Respondent does not view this provision as causing unequal treatment between religions. As construed by Respondent, § 20-26 allows any number of persons to celebrate marriages in the manner prescribed by and practiced in each religious society. The one person requirement of § 20-26 simply means that only one person can be authorized to fill out the associated paperwork and return it to the court in accordance with Va. Code § 32.1-267(C). To Respondent, it is a rule that “plainly advances the Commonwealth’s interest in providing a record of solemnization of a marriage.” Resp. Br. 9. As a mere ministerial requirement, Respondent does not believe that this “discriminates as to the manner of solemnization” and is thus constitutional. Id.

Under the plain language of § 20-26, at most, one person from each of these temples could be authorized to “complete] the certification of marriage.” This creates a regulatory structure for religions that ordain ministers under § 20-23 that is different from religions that do not ordain ministers under § 20-26, implicating the Equal Protection Clause.

Moreover, Respondent’s interpretation of the statutory scheme does not address § 32.1-267(C), which requires that “[e]vety person who officiates at a marriage ceremony shall certify to the facts of marriage and file the record in duplicate with the officer who issued the marriage license within five days after the ceremony.” Va. Code § 32.1-267(C) (emphasis added). It is *380clear from this statute that the person who officiates the marriage ceremony must be the same person who fills out the paperwork and returns it to the court.

Webster’s Third New International Dictionary’s definition of “officiate” means “to perform a prescribed religious service or ceremony,” such as to “officiate at a wedding.” Webster's New Int'l Dictionary 1567 (3d ed. 2002). Thus, the person who officiates is the person performing the actual wedding ceremony. This necessarily burdens § 20-26 religious organizations without ordained ministers in a fundamental way that is not applicable to § 20-23 religions with ordained ministers.
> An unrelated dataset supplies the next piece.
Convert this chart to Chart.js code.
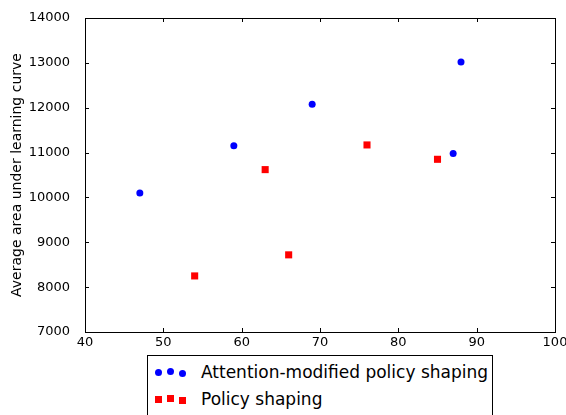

Even if Respondent were correct in its interpretation of § 20-26, religious societies such as Sikh temples would still be burdened because only one person would have the legal capacity to report back to the court within five days as required by § 32.1-267(C). As Petitioners correctly indicate, “if the designated individual is ill or out of town, there is no one who is legally authorized to certify the marriage.” Pet. Br. 7. As this burden is not placed upon other religions under § 20-23, it is discriminatory. Consequently, the Equal Protection Clause is clearly implicated and strict scrutiny must be applied.

Within the context of the one person requirement of § 20-26, especially in light of § 32.1-267(C), the compelling governmental interest is specifically “in providing a record of solemnization of a marriage.” Res. Br. 9; see also Cramer, 214 Va. at 565 (recognizing that the state must confront “the necessity that the marriage contract itself be memorialized in writing and by a person of responsibility and integrity and by one possessed of some educational qualifications”). This leaves the issue of whether the one person per society requirement of § 20-26 is sufficiently narrowly tailored to serve that government interest.

In Cramer, the Court recognized that ministers, as a “profession, class, or group” are qualified to “execute the necessary forms required by the state, and report the contract of marriage between two people within the time prescribed.” Cramer, 214 Va. at 565. In other words, the Cramer Court viewed the restriction in § 20-23 to ordained ministers as a shorthand for assessing an individual’s ability to fill out and return the appropriate marriage certification paperwork in accordance with statutory requirements. Section 20-26 has no similar bright-line determination of ability and merely states that a person “chosen by the society” is allowed to complete the certification. The statute does not require that the chosen person have any capacity to complete the certification of marriage in a manner compliant with § 32.1-267(C). Section 20-26 in no way prevents an uneducated, illiterate, and irresponsible person from being tasked with the responsibility of completing and returning the marriage certificate. Without a closer relationship between the government’s interest and the qualifications of the person completing the marriage certification, the one person requirement is *381insufficiently narrowly tailored as required by the Equal Protection Clause. See generally Adarand, 515 U.S. at 227.

This Court finds that the one person per religious society requirement of § 20-26 unconstitutionally discriminates against Petitioners on the basis of their religion. Petitioners will all be authorized without any restriction as to the number of other authorized individuals from the same religious societies, provided that they are individuals “chosen by the society” who have demonstrated that they are capable of “completing the Certification of marriage in the same manner as a minister or other person authorized to perform marriages.” Va. Code § 20-26.

Conclusion

For the reasons stated above, this Court concludes that Petitioners cannot be authorized to perform religious marriage ceremonies under § 20-23 because Sikhism does not have any lype of ordained minister. However, this Court finds that the requirements of § 20-26 that only one individual from each religious society can be authorized to perform marriage ceremonies and that a $500 bond with surety must be provided are both unconstitutional because they discriminate on the basis of religion. Petitioners have provided adequate proof to the Court, through letters of recommendation, that they are members in good standing with their respective religious organizations, are appropriate individuals to perform wedding ceremonies in accordance with their religious practices, and are capable of completing the certification of marriages in the same maimer as a minister.

Authorizing orders for each of the Petitioners accompany this opinion.